___ Extracted data

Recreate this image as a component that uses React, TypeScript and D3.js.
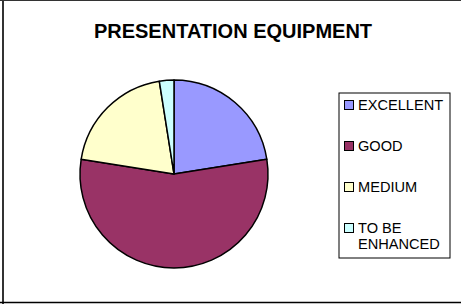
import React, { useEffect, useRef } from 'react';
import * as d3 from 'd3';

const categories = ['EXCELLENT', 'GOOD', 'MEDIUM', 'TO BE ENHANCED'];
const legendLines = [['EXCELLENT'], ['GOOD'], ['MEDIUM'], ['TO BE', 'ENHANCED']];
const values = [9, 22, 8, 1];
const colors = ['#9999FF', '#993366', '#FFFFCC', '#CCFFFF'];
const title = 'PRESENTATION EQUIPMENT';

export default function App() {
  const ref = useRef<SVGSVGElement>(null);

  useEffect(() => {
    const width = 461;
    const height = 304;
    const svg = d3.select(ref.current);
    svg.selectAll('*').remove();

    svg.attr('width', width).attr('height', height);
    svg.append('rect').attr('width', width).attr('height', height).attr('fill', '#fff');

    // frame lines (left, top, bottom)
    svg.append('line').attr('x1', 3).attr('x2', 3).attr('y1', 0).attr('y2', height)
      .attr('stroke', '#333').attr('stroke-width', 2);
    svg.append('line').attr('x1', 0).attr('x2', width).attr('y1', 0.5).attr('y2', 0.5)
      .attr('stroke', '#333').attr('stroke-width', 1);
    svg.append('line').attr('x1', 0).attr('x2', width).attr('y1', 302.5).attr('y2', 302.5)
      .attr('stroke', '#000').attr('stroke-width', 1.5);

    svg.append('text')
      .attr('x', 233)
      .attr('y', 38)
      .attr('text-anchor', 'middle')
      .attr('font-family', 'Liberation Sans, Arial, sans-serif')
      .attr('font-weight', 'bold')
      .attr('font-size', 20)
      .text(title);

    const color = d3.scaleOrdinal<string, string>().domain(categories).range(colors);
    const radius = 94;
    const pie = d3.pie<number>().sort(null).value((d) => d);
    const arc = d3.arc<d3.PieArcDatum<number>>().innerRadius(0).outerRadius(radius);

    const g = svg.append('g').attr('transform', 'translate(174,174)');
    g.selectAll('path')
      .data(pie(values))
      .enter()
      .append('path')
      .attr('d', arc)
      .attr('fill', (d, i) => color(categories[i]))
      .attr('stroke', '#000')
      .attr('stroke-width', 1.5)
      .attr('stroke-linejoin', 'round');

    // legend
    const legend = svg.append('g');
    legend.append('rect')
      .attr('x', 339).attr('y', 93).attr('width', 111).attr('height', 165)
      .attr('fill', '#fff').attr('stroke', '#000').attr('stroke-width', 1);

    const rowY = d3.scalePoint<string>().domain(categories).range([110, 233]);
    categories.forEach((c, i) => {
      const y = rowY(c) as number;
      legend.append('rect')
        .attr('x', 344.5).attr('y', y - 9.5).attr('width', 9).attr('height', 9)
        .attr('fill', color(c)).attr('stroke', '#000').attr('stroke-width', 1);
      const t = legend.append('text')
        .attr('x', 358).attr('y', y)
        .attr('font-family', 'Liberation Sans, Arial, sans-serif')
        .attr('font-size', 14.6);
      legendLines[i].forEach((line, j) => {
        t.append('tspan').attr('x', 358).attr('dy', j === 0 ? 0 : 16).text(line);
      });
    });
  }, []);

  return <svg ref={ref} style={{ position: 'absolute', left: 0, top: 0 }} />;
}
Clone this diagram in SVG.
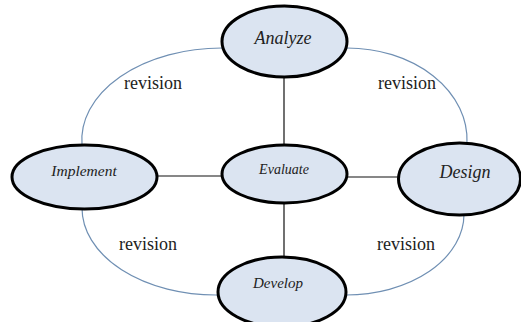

______

_What is expected_
Pictures excluded, repeat exactly the lines from the top of the material through the line with "width).attr('height', height).attr('fill', '#fff');", including both of those lines.

_Expected answer_
Recreate this image as a component that uses React, TypeScript and D3.js.
import React, { useEffect, useRef } from 'react';
import * as d3 from 'd3';

const categories = ['EXCELLENT', 'GOOD', 'MEDIUM', 'TO BE ENHANCED'];
const legendLines = [['EXCELLENT'], ['GOOD'], ['MEDIUM'], ['TO BE', 'ENHANCED']];
const values = [9, 22, 8, 1];
const colors = ['#9999FF', '#993366', '#FFFFCC', '#CCFFFF'];
const title = 'PRESENTATION EQUIPMENT';

export default function App() {
  const ref = useRef<SVGSVGElement>(null);

  useEffect(() => {
    const width = 461;
    const height = 304;
    const svg = d3.select(ref.current);
    svg.selectAll('*').remove();

    svg.attr('width', width).attr('height', height);
    svg.append('rect').attr('width', width).attr('height', height).attr('fill', '#fff');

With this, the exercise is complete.